* begin *

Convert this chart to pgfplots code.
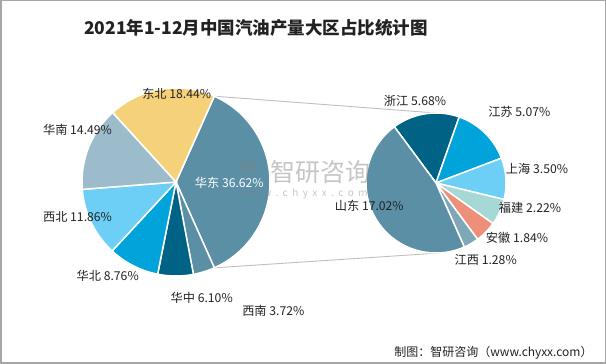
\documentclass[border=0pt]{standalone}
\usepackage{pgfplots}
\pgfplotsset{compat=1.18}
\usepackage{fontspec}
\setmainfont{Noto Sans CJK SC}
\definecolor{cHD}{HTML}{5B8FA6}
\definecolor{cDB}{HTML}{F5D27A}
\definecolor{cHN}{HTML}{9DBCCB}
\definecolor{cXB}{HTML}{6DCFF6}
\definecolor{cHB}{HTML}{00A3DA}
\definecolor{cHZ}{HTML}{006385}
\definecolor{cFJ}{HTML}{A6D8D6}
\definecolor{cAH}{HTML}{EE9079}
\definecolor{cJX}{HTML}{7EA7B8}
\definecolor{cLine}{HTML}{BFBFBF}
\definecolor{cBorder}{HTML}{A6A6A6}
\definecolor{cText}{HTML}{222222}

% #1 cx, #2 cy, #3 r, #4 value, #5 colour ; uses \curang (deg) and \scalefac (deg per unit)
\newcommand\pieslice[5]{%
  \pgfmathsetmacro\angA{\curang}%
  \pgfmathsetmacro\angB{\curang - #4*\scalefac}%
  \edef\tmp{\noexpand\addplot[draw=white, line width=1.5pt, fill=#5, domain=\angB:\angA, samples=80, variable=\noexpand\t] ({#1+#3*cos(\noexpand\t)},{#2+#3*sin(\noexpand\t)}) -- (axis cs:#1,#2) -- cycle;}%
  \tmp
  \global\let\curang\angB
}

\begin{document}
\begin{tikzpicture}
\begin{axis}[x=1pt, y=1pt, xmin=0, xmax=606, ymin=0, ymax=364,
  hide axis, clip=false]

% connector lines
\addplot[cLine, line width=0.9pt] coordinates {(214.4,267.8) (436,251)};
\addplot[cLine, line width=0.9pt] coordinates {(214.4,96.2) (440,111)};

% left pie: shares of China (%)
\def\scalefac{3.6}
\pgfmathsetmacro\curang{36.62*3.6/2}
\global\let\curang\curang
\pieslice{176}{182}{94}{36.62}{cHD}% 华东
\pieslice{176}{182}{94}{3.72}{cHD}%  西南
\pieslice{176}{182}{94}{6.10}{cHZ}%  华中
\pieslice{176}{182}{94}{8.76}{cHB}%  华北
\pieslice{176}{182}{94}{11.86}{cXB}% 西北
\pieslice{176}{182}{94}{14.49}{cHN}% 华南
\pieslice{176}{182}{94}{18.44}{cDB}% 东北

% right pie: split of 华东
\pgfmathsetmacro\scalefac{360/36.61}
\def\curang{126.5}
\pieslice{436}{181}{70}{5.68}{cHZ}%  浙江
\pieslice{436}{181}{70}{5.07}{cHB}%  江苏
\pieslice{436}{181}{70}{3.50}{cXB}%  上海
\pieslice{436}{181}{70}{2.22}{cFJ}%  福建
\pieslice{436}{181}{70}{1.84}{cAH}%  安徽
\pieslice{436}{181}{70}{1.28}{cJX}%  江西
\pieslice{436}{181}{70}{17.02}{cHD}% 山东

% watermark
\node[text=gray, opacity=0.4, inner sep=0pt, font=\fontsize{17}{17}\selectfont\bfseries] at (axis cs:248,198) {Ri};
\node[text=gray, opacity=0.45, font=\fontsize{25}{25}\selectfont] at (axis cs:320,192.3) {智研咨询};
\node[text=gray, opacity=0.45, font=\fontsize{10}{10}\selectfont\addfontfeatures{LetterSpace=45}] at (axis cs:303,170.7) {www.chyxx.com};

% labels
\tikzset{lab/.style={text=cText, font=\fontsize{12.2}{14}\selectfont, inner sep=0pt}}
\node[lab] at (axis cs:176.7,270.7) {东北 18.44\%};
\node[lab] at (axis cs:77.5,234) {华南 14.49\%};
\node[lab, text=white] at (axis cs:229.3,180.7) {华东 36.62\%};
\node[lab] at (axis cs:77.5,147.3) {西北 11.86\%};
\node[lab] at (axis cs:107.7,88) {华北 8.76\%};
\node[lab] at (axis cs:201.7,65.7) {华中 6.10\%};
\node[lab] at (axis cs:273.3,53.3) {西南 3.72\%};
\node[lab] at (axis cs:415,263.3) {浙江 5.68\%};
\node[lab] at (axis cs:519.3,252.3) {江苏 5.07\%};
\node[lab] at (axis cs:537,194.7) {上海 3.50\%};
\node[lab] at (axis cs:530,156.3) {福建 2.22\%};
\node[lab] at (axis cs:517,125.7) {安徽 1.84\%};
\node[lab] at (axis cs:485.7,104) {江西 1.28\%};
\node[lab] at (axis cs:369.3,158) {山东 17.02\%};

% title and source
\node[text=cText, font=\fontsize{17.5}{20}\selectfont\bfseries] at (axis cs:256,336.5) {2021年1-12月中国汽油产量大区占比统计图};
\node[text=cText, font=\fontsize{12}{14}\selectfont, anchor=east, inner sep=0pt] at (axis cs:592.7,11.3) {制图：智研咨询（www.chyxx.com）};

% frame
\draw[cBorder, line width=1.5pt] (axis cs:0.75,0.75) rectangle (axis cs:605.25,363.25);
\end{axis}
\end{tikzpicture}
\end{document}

* end *
* begin *

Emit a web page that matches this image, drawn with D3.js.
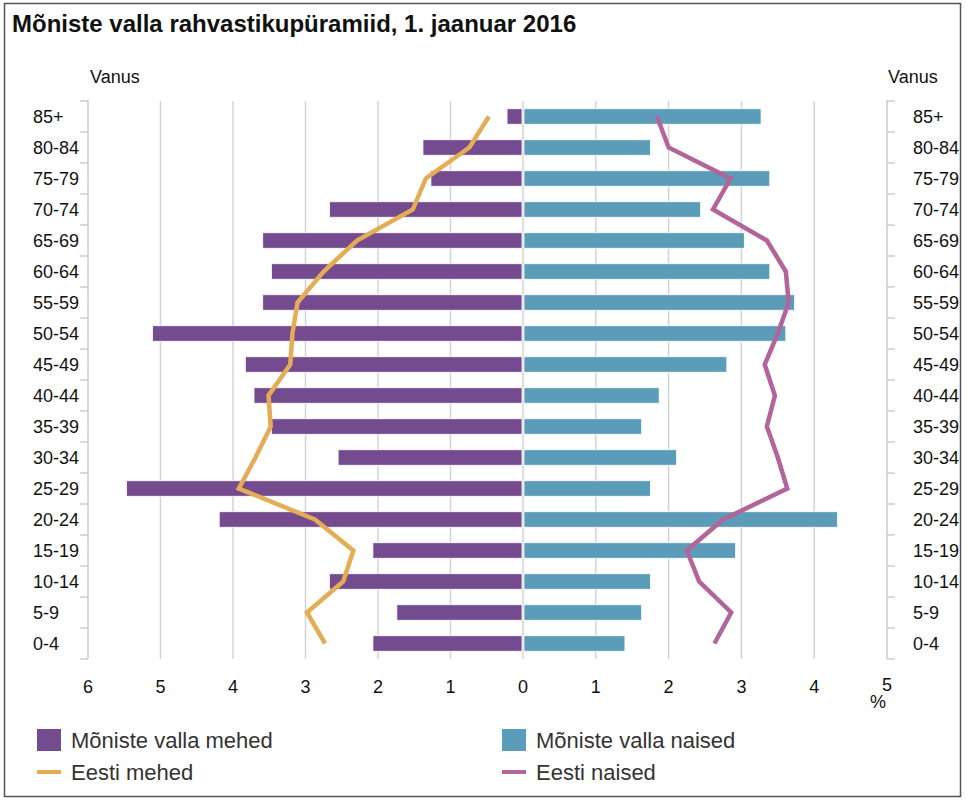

* end *

Task details: Copy every line of the listing that includes the string "this".

Response:
Convert this chart to pgfplots code.
Emit a web page that matches this image, drawn with D3.js.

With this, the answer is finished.